"O Homem Sem Qualidades" (Robert Musil)
Este é o retrato do protagonista, Ulrich. Não tem 'qualidades' porque a unidade delas não se chega a realizar. Cada um dos seus talentos poderia caracterizar um homem se fizesse parte de uma totalidade. Com esta dispersão vem o sentimento de que a linguagem já não cumpre o seu papel. É esse o desespero de Lord Chandos. Apesar (ou por causa) de toda a sua cultura, esta personagem (que dirige a sua carta a Francis Bacon, esse luminar do espírito científico) é acometida pela náusea que o faz sentir toda a impotência e toda a futilidade da palavra (científica ou outra).
Mas que rapto foi esse da 'unidade do ser'? Hofmannsthal foi um dos testamentários da morte nietzscheana de Deus. Ora, tal como no silogismo do Grande Inquisidor, sem Deus, tudo é permitido...ou tudo é expressão do sujeito e da sua libertação metafísica.

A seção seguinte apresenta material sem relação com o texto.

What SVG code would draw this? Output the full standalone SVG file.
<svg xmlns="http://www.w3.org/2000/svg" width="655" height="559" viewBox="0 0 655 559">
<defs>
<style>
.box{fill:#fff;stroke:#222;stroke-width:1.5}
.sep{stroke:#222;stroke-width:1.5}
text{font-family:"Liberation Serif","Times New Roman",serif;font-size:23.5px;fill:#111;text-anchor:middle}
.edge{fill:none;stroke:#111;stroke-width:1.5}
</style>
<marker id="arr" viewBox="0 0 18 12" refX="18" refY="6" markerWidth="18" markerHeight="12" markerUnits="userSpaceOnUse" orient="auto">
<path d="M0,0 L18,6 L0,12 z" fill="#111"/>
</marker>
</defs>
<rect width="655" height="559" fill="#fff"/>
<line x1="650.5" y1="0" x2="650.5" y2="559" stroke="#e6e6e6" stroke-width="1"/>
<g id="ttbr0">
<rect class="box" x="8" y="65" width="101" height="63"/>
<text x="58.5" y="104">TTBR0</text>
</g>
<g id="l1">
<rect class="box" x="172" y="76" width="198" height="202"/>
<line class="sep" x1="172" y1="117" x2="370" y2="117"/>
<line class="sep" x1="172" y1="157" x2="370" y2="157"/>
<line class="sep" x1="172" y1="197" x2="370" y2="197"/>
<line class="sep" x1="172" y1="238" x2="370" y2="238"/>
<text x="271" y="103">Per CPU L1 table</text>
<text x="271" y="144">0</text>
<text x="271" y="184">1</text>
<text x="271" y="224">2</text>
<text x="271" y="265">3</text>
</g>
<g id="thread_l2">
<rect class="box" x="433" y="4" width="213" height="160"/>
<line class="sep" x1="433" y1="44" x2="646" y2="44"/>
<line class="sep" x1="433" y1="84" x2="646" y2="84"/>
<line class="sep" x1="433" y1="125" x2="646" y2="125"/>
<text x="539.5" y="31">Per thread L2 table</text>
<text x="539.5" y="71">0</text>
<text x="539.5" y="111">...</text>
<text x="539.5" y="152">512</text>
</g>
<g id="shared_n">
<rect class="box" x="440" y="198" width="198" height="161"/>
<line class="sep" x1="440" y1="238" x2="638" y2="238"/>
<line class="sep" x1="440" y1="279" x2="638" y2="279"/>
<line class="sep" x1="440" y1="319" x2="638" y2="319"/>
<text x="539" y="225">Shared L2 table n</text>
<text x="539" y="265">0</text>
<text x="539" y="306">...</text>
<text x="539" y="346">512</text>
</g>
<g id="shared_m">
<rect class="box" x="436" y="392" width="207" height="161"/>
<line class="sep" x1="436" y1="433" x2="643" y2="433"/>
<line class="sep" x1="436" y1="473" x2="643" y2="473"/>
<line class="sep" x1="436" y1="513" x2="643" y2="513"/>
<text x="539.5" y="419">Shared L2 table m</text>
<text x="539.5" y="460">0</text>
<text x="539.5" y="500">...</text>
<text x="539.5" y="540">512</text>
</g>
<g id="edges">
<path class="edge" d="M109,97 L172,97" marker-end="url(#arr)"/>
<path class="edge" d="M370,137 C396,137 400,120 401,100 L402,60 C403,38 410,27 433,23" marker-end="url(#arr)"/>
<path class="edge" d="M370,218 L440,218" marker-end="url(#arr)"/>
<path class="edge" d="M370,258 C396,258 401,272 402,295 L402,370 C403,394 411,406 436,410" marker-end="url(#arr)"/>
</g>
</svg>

Musil situou a acção do seu romance no império austro-húngaro, uma entidade esquizofrénica em acelerada desintegração. A 'unidade do ser' que falta a Ulrich começa pela irrealidade da Cacânia (o país inventado pelo romancista). Em mais nenhum lado, a linguagem é tão absurda e falha tão completamente como no império bicéfalo.
É isto que as qualidades que faltam a Ulrich querem dizer. E não, como ouvi dizer a uma apresentadora na televisão, a falta de 'coluna vertebral'.